Como o Poder Judiciário não pode vendê-los, é preciso que sejam leiloados. Em muitos casos, o processo pode ser moroso e levar mais de um ano para que o dinheiro roubado, finalmente, retorne aos cofres públicos. É o caso de alguns bens que Silval Barbosa ofereceu em seu termo de delação. Muitos ainda aguardam leilões e há outro porém: em geral, conforme a assessoria da 7ª Vara, o valor da avaliação de imóveis, por exemplo, ultrapassa o da realidade do mercado imobiliário, o que torna ainda mais difícil converter o bem em dinheiro.
O ex-governador teve dois apartamentos sequestrados pela Justiça, um deles no bairro Jardim das Américas e outro no bairro Miguel Sutil. Além disso, se comprometeu a alienar em sua delação outros bens avaliados em R$ 46 milhões. São três fazendas, um lote urbano e um imóvel no bairro Parque Cuiabá.
O rumo do dinheiro
Há quem critique o modo com o Tribunal de Justiça e o Ministério Público têm movimentado o dinheiro recuperado da corrupção. Para o jurista secretário-geral da Ordem dos Advogados do Brasil em Mato Grosso (OAB-MT), Ulisses Rabaneda, o Judiciário não pode executar recursos públicos, quando se trata de dinheiro que foi retirado do erário e devolvido via colaboração, acordo de leniência ou entrega voluntária.
“Todas as vezes em que, nestes acordos, há uma convenção de valores ressarcidos para determinado fim, como por exemplo a aquisição de viaturas, isso é absolutamente ilegal, é executar uma verba que sequer está no orçamento. Estes valores devem ser devolvidos ao Estado, que vai executar”, comentou Rabaneda.
Na avaliação do jurista, a destinação de dinheiro ressarcido sem o devido cuidado pode configurar crime de improbidade administrativa. Ele explica que, mesmo nos casos em que uma secretaria ou um Poder é lesado, o dinheiro tem que voltar para as contas do Estado e o direcionamento deve ocorrer somente no próximo orçamento.
Chico Ferreira
Promotora Ana Bardusco explica que parte dos valores vem de processos em que o ente lesado não foi o Estado
Promotora de Justiça, Ana Cristina Bardusco explica que todos os valores listados ao jornal A Gazeta não são resultados de ressarcimento e, sim, de processos em que o ente lesado não foi o Estado de Mato Grosso.

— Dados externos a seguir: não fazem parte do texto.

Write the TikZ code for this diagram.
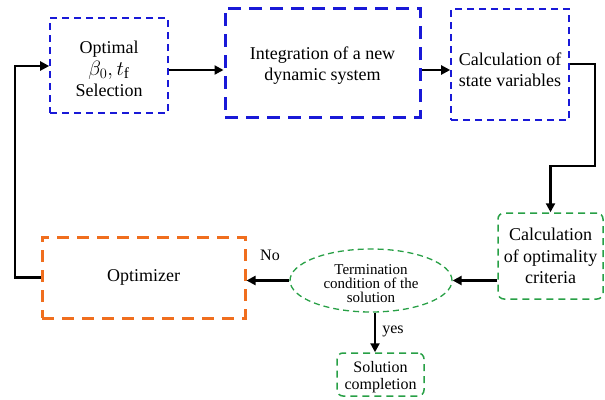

Ela exemplifica usando o caso da desapropriação criminosa do Bairro Jardim Liberdade, em que foram pagos R$ 30 milhões pelo Estado nas terras, mas o proprietário teve que repassar R$ 15 milhões ao grupo liderado por Silval Barbosa em forma de propina.
“Se um policial me para na estrada porque eu fiz uma coisa errada e eu dou dinheiro a este policial para sair livre, não há dano de recursos retirados do Estado, mas o criminoso teve um ganho indevido. Estes acordos, quase sempre, são o perdimento do que a pessoa ganhou, o criminoso está devolvendo o que conseguiu fazendo o crime”, esclarece Bardusco.
Segundo ela, nos casos em que há ressarcimento de dinheiro público roubado, o Ministério Público tem feito levantamentos para verificar quanto, de fato, foi o rombo provocado. Na Operação Marmeleiro, por exemplo, o MP ainda avalia o dano causado pelo esquema que desviou recursos públicos através do pagamento de falso consumo de combustível.
Um dos órgaos beneficiados com estes valores foi a Procuradoria-Geral do Estado (PGE) que, segundo a procuradora-geral Gabriela Novis Neves, terá uma sede própria graças a um acordo de leniência que destinou dinheiro para a construção do prédio.
“Estes acordos de leniência passam pela CGE e pela PGE e a gente debate. Geralmente as necessidades são de quem vai até o Ministério Público e protocola para a Saúde, para a Segurança Pública”, ressalta. “Este recurso, se fosse para a fonte 100, seria engolido, porque a nossa folha de pagamento é muito alta. Às vezes, a destinação é para algo mais certo, como um material pendente que pode ser comprado para manter a vida de um paciente no Pronto-Socorro”, completa.